Republicans had promised to protect the credit as an incentive for high-paying jobs. Other breaks could also be undermined, including allowances used by energy companies worth about $1 billion a year.

"Mistakes like this one happen when senators cut their deals 24 hours before the bill passes," said Russ Sullivan, a former Democratic staff director at the Senate Finance Committee now at McGuireWoods LLP. "The legislative sausage grinder needs to churn more than one day to get all the bones out."

Murray Energy Corp., an Ohio-based firm and the largest privately held U.S. coal-mining company, complained that the AMT decision and the Senate's tougher limits on interest deductions made a "mockery out of so-called tax reform."

Robert Murray, the company's chief executive officer, said the Senate tax plan would raise his tax bill by $60 million.

"What the Senate did, in their befuddled mess, is drove me out of business and then bragged about the fact that they got some tax reform passed," Mr. Murray said Sunday. "This is not job creation. This is not stimulating income. This is driving a whole sector of our community into nonexistence."

Mr. Murray is a donor to Republicans, including President Donald Trump, who talked during his 2016 campaign about boosting coal-mining jobs.

The Joint Committee on Taxation estimates keeping the corporate AMT will raise $40 billion over a decade, much smaller than the value of incentives like the research and development credit. That suggests the provision won't have the catastrophic effect tax experts and companies fear, said an aide familiar with the decision to add the AMT provision.

Some tax analysts say that $40 billion estimate is too small and the decision to keep the corporate AMT will have far-reaching effects. Policy makers are aware of companies' concerns and discussions are fluid, the aide said.

The tax bill that passed the House last month would eliminate the corporate AMT. Republicans plan to reconcile the differences in the bills in a conference committee and get a final measure to Mr. Trump by Christmas. House leaders already say they won't just pass the Senate bill, and complications like the corporate AMT make that even more likely.

"Luckily, this is not the final bill," said Reuven Avi-Yonah, a tax law professor at the University of Michigan who expects Republicans to fix the problem in a House-Senate conference committee.

The AMT is designed to make sure companies and individuals can't use legal breaks to avoid all their taxes. Under the AMT, taxpayers are required to calculate what they owe under both tax systems and pay whichever is greater. For individuals, state taxes and personal exemptions can't be deducted. The tax tends to affect upper-middle-class residents of high-tax states.

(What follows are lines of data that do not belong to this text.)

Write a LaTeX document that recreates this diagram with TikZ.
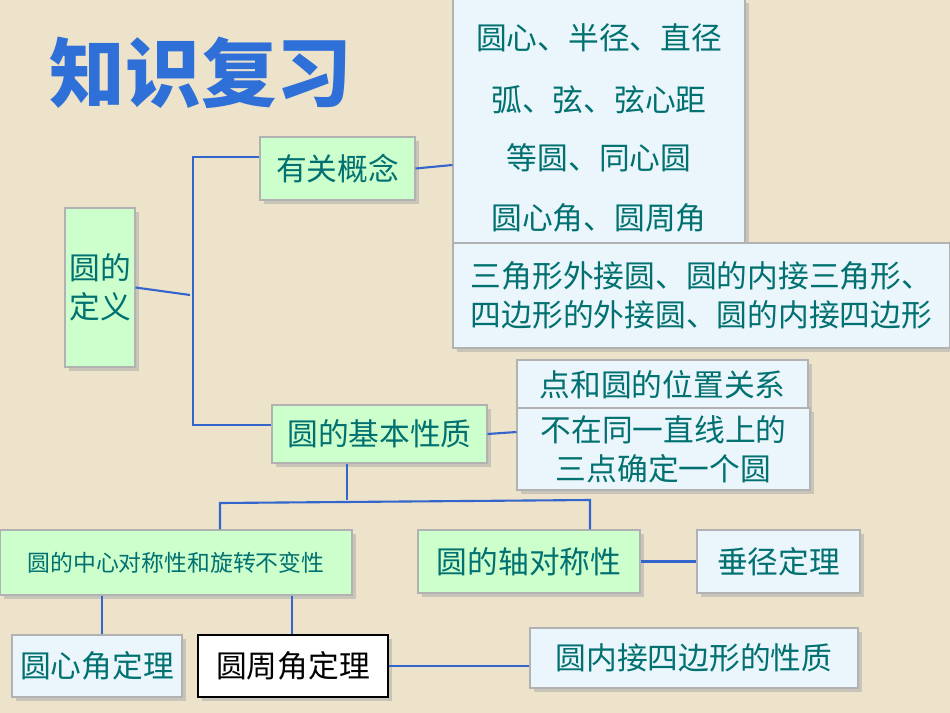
\documentclass[tikz,border=0pt]{standalone}
\usepackage{fontspec}
\setmainfont{Noto Sans CJK SC}
\newfontfamily\cjkb{Noto Sans CJK SC Black}
\usetikzlibrary{shadows}
\definecolor{bg}{HTML}{EDE3CB}
\definecolor{gbox}{HTML}{CCFFCC}
\definecolor{bbox}{HTML}{EAF6FB}
\definecolor{tx}{HTML}{007070}
\definecolor{ln}{HTML}{3366CC}
\definecolor{ttl}{HTML}{2E6FD8}
\tikzset{
 bx/.style={draw=gray!60,line width=0.6pt,fill=#1,text=tx,font=\fontsize{17.5pt}{22pt}\selectfont,align=center,inner sep=0pt,drop shadow={shadow xshift=2pt,shadow yshift=-2pt,fill=gray!70}},
 lt/.style={text=tx,font=\fontsize{17.5pt}{22pt}\selectfont},
 con/.style={draw=ln,line width=1.2pt}
}
\begin{document}
\begin{tikzpicture}[x=0.02cm,y=-0.02cm]
\fill[bg] (0,0) rectangle (950,713);
\useasboundingbox (0,0) rectangle (950,713);
\node[font=\cjkb\fontsize{43pt}{43pt}\selectfont,text=ttl] (t) at (201,73) {知识复习};
% boxes
\node[bx=gbox,minimum width=155*0.02cm,minimum height=63*0.02cm] (gn) at (337.5,168.5) {有关概念};
\node[bx=bbox,minimum width=292*0.02cm,minimum height=246*0.02cm] (c1) at (599,122) {};
\node[lt] at (599,38) {圆心、半径、直径};
\node[lt] at (599,100) {弧、弦、弦心距};
\node[lt] at (599,158) {等圆、同心圆};
\node[lt] at (599,218) {圆心角、圆周角};
\node[bx=bbox,minimum width=497*0.02cm,minimum height=105*0.02cm,align=left] (c2) at (701.5,295.5) {三角形外接圆、圆的内接三角形、\\四边形的外接圆、圆的内接四边形};
\node[bx=gbox,minimum width=70*0.02cm,minimum height=159*0.02cm] (def) at (100,287.5) {圆的\\定义};
\node[bx=gbox,minimum width=215*0.02cm,minimum height=58*0.02cm] (jb) at (379.5,434) {圆的基本性质};
\node[bx=bbox,minimum width=291*0.02cm,minimum height=50*0.02cm] (dw) at (662.5,385) {点和圆的位置关系};
\node[bx=bbox,minimum width=293*0.02cm,minimum height=82*0.02cm] (sd) at (663.5,449) {不在同一直线上的\\三点确定一个圆};
\node[bx=gbox,minimum width=352*0.02cm,minimum height=65*0.02cm,font=\fontsize{13pt}{16pt}\selectfont] (zx) at (176,562.5) {圆的中心对称性和旋转不变性};
\node[bx=gbox,minimum width=222*0.02cm,minimum height=63*0.02cm] (zd) at (529,561.5) {圆的轴对称性};
\node[bx=bbox,minimum width=163*0.02cm,minimum height=63*0.02cm] (cj) at (778.5,561.5) {垂径定理};
\node[bx=bbox,minimum width=170*0.02cm,minimum height=62*0.02cm] (yx) at (97,666) {圆心角定理};
\node[bx=white,draw=black,line width=1.2pt,text=black,minimum width=190*0.02cm,minimum height=62*0.02cm] (yz) at (293,666) {圆周角定理};
\node[bx=bbox,minimum width=328*0.02cm,minimum height=60*0.02cm] (nj) at (694,658) {圆内接四边形的性质};
% connectors
\coordinate (b1) at (193,157);
\coordinate (b2) at (193,425);
\draw[con] (def.east) -- (190,295);
\draw[con] (gn.west |- 0,157) -- (b1) -- (b2) -- (jb.west |- 0,425);
\draw[con] (gn.east) -- (c1.west |- 0,165);
\draw[con] (jb.east) -- (sd.west |- 0,432);
\coordinate (h) at (347,500);
\draw[con] (jb.south -| h) -- (h);
\draw[con] (zx.north -| 220,0) -- (220,503) -- (590,500) -- (zd.north -| 590,0);
\draw[con] (zd.east) -- (cj.west);
\draw[con] (zx.south -| 102,0) -- (yx.north -| 102,0);
\draw[con] (zx.south -| 292,0) -- (yz.north -| 292,0);
\draw[con] (yz.east) -- (nj.west |- yz.east);
\end{tikzpicture}
\end{document}
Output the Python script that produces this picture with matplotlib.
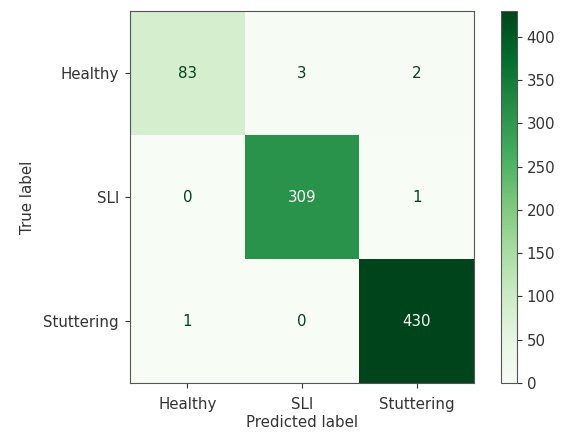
import numpy as np
import matplotlib
matplotlib.use("Agg")
import matplotlib.pyplot as plt

labels = ["Healthy", "SLI", "Stuttering"]
cm = np.array([
    [83, 3, 2],
    [0, 309, 1],
    [1, 0, 430],
])
cbar_ticks = [0, 50, 100, 150, 200, 250, 300, 350, 400]

plt.rcParams["font.size"] = 10.8
plt.rcParams["axes.edgecolor"] = "#555555"
plt.rcParams["xtick.color"] = "#333333"
plt.rcParams["ytick.color"] = "#333333"
plt.rcParams["text.color"] = "#333333"
plt.rcParams["axes.labelcolor"] = "#333333"

W, H = 565, 434
fig = plt.figure(figsize=(W / 100, H / 100), dpi=100)
ax = fig.add_axes([130 / W, 1 - 383 / H, 344 / W, 372 / H])
cax = fig.add_axes([501 / W, 1 - 383 / H, 16 / W, 372 / H])

cmap = plt.get_cmap("Greens")
im = ax.imshow(cm, cmap=cmap, interpolation="nearest", aspect="auto")

thresh = (cm.max() + cm.min()) / 2.0
for i in range(cm.shape[0]):
    for j in range(cm.shape[1]):
        color = cmap(0) if cm[i, j] > thresh else cmap(256)
        ax.text(j, i, str(cm[i, j]), ha="center", va="center", color=color)

ax.set_xticks(range(len(labels)))
ax.set_xticklabels(labels)
ax.set_yticks(range(len(labels)))
ax.set_yticklabels(labels)
ax.tick_params(axis="x", pad=6.5)
ax.tick_params(axis="y", pad=4.5)
ax.set_xlabel("Predicted label", labelpad=2)
ax.set_ylabel("True label", labelpad=6)

cb = fig.colorbar(im, cax=cax)
cb.set_ticks(cbar_ticks)
cb.outline.set_edgecolor("#555555")

fig.savefig("out.png", dpi=100)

The Senate kept both the individual and the corporate AMT. The list of disallowed breaks under the corporate AMT is even more complicated than it is for individuals.

Most corporations don't worry about the AMT. With a regular tax rate of 35% and a corporate AMT rate of 20%, almost all of them end up in the regular tax system. The corporate AMT doesn't claw back all tax breaks in the current system, including most of the benefits of earning profits in low-tax foreign countries.

The original Senate Republican plan set the regular corporate tax rate to 20% and repealed the corporate AMT. The last-minute amendment reinstated the corporate AMT and its 20% rate.

Because the AMT forces filers to pay the higher of two the tax calculations, many companies would be forced into the AMT system with a regular rate and AMT rate both set at 20%.

"It's really strange, of course," Mr. Avi-Yonah said. "The whole idea of the AMT in all the years it's been around since 1969 has been broader base, lower rates. Whereas this is broader base, same rate."